My relationship to this work is pretty similar.

Background & context

Verdi was a popular composer in the 1800s. He achieved fame, renown, and wealth in his lifetime. “Requiem” was first performed in the Church of San Marco in Milan in 1874. It’s considered part religious music, part opera.

Adoration

Verdi’s Requiem was written to pay homage to a famous Italian author of the time named Alessandro Manzoni. Manzoni wrote a book called, “The Betrothed”. The final version of that book was published in 1840. “The Betrothed” is ostensibly about two lovers in 17th century Italy, but is covertly about Italy freeing itself from Austrian bondage.

Verdi was in love with this book. I can’t imagine any higher praise being said of anything ever:
“I was 16 years old when I read it for the first time… still my enthusiasm for the book remains undiminished; indeed with increasing knowledge of mankind my enthusiasm has grown. And that because the book is true; as true as truth itself. Oh, if only artists could understand this truth! Then we would have neither musicians of the future nor musicians of the past; neither veristic, realistic nor idealistic painters; neither classical nor romantic poets, but only true poets, true painters, true musicians.”
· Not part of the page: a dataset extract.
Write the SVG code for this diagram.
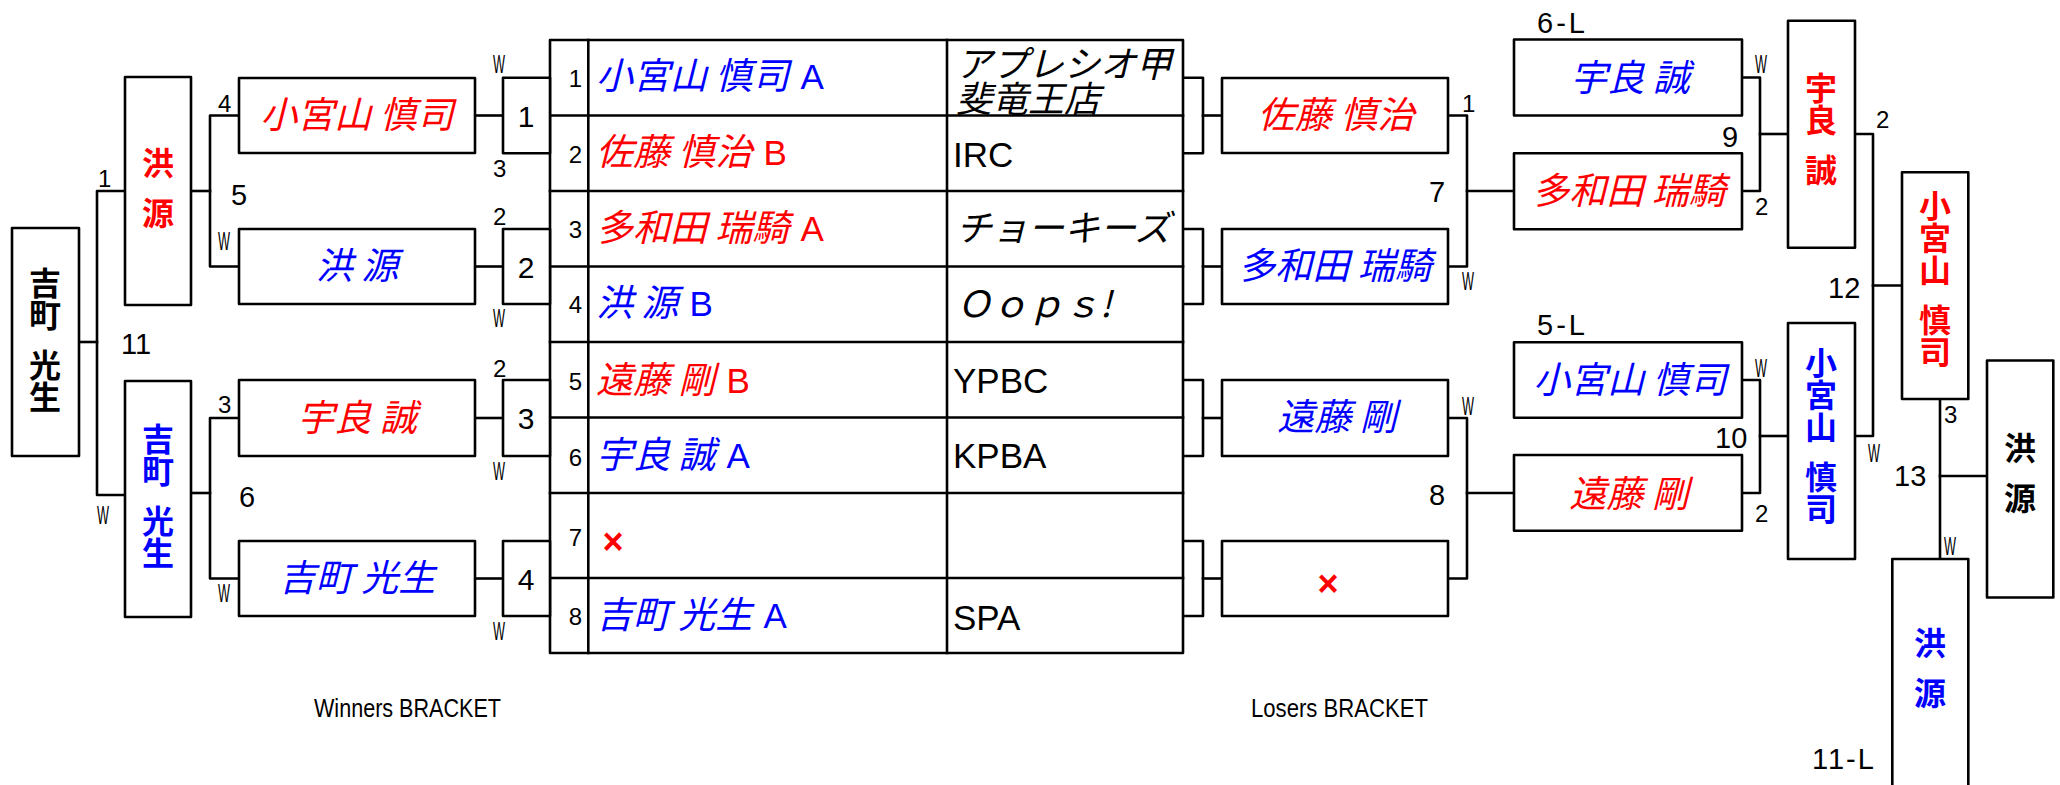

You might read that and assume that this adoration of Manzoni was enough impetus to write a masterpiece. While I didn’t enjoy listening to this piece, it is heralded as a masterpiece by many people who know a lot more about classical music than I do.

Justice

There’s more behind Verdi’s motivations. In addition to having written “The Betrothed”, Manzoni wrote some things that were critical of the Catholic church. Over his life, Manzoni equivocated in his beliefs. In today’s terminology, you might say he spent much of his life as questioning or agnostic. In his old age, it sounds like he came back into the Roman Catholic faith, but like a true gangster, the church never forgot.

When Manzoni died in 1873, Verdi deeply mourned his death. But what really seems to have inspired the Requiem is that Manzoni’s legacy was getting shafted. The church and the media were not honoring Manzoni sufficiently. According to Verdi:
“Now all is over! With him ends the purest, the holiest, the greatest of our glories. I have read many papers. No one speaks fittingly of him. Many words – none deeply felt. There is no lack of gibes. Even at him! What a wretched race we are.”

And this is why Verdi wrote “Requiem” - to ensure his idol was properly respected in the afterlife. And there’s something beautifully poignant, and ironic, about this act because Verdi himself was not particularly religious, in fact he too was likely ‘agnostic.’

The lyrics of Requiem are deeply religious (Roman Catholic style) throughout. This is the traditional treatment of any Requiem. But listening to it and reading some of the translation while knowing that neither the composer, nor the inspiration for the piece were themselves devout believers, adds a layer of appreciation. Verdi, a doubter, usurped the form to celebrate another doubter, in a church. A light-duty fuck you to the Roman Catholic Church.

Ideals

And by the way, what’s with Verdi’s belief in truth? He essentially posits that there is an artistic truth that transcends genre, form, or style.

Verdi’s idealism of ‘artistic truth’ reminded me of Nietzsche’s ideal of the “Ubermensch” and a recurring philosophical ideal commonly referred to as “the end of history.”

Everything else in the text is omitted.